**Request**
Repeat exactly the lines running from the first line of the data to the line containing "(z) at (734,362);", both ends included, and nothing else; drop the pictures.

------ Information shown

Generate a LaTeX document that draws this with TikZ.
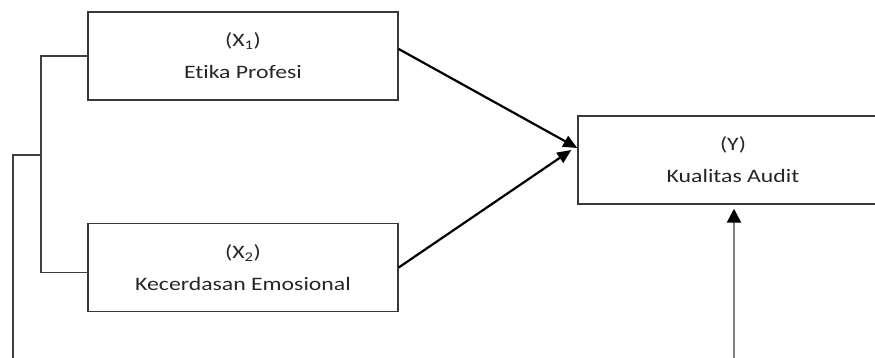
\documentclass[tikz,border=0pt]{standalone}
\usepackage{fontspec}
\setmainfont{Carlito}[FakeStretch=1.25,Ligatures=NoCommon]
\usetikzlibrary{positioning,arrows.meta}

\begin{document}
\begin{tikzpicture}[x=1pt,y=-1pt,node distance=211.5pt,on grid,
   var/.style={draw=black!78,line width=1.4pt,minimum width=310pt,minimum height=88pt,
               align=center,text=black!85,font=\fontsize{19}{32}\selectfont},
   link/.style={draw=black!75,line width=1.4pt},
   effect/.style={-{Triangle[length=14pt,width=12pt]},line width=2.2pt}]
   \useasboundingbox (0,0) rectangle (875,358);
   \clip (0,0) rectangle (875,358);

   \node[var] (x_1) at (243,56) {(X\textsubscript{1})\\Etika Profesi};
   \node[var] (x_2) [below=of x_1] {(X\textsubscript{2})\\Kecerdasan Emosional};
   \node[var] (y) at (733,160) {(Y)\\Kualitas Audit};

   \coordinate (fork) at (41,155);
   \coordinate (lb) at (13,362);
   \coordinate (z) at (734,362);

   \draw[link] (x_1.west) -| (fork) |- ([yshift=-5pt]x_2.west);
   \draw[link] (fork) -| (lb);
   \draw[effect] ([yshift=7pt]x_1.east) -- ([yshift=12pt]y.west);
   \draw[effect] (x_2.east) -- ([xshift=-6pt,yshift=10pt]y.west);
   \draw[effect,line width=2.6pt,draw=black!50,-{Triangle[length=14pt,width=14pt,color=black]}]
      (z) -- ([yshift=-4pt]y.south -| z);
\end{tikzpicture}
\end{document}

------------

**Full answer**
Generate a LaTeX document that draws this with TikZ.
\documentclass[tikz,border=0pt]{standalone}
\usepackage{fontspec}
\setmainfont{Carlito}[FakeStretch=1.25,Ligatures=NoCommon]
\usetikzlibrary{positioning,arrows.meta}

\begin{document}
\begin{tikzpicture}[x=1pt,y=-1pt,node distance=211.5pt,on grid,
   var/.style={draw=black!78,line width=1.4pt,minimum width=310pt,minimum height=88pt,
               align=center,text=black!85,font=\fontsize{19}{32}\selectfont},
   link/.style={draw=black!75,line width=1.4pt},
   effect/.style={-{Triangle[length=14pt,width=12pt]},line width=2.2pt}]
   \useasboundingbox (0,0) rectangle (875,358);
   \clip (0,0) rectangle (875,358);

   \node[var] (x_1) at (243,56) {(X\textsubscript{1})\\Etika Profesi};
   \node[var] (x_2) [below=of x_1] {(X\textsubscript{2})\\Kecerdasan Emosional};
   \node[var] (y) at (733,160) {(Y)\\Kualitas Audit};

   \coordinate (fork) at (41,155);
   \coordinate (lb) at (13,362);
   \coordinate (z) at (734,362);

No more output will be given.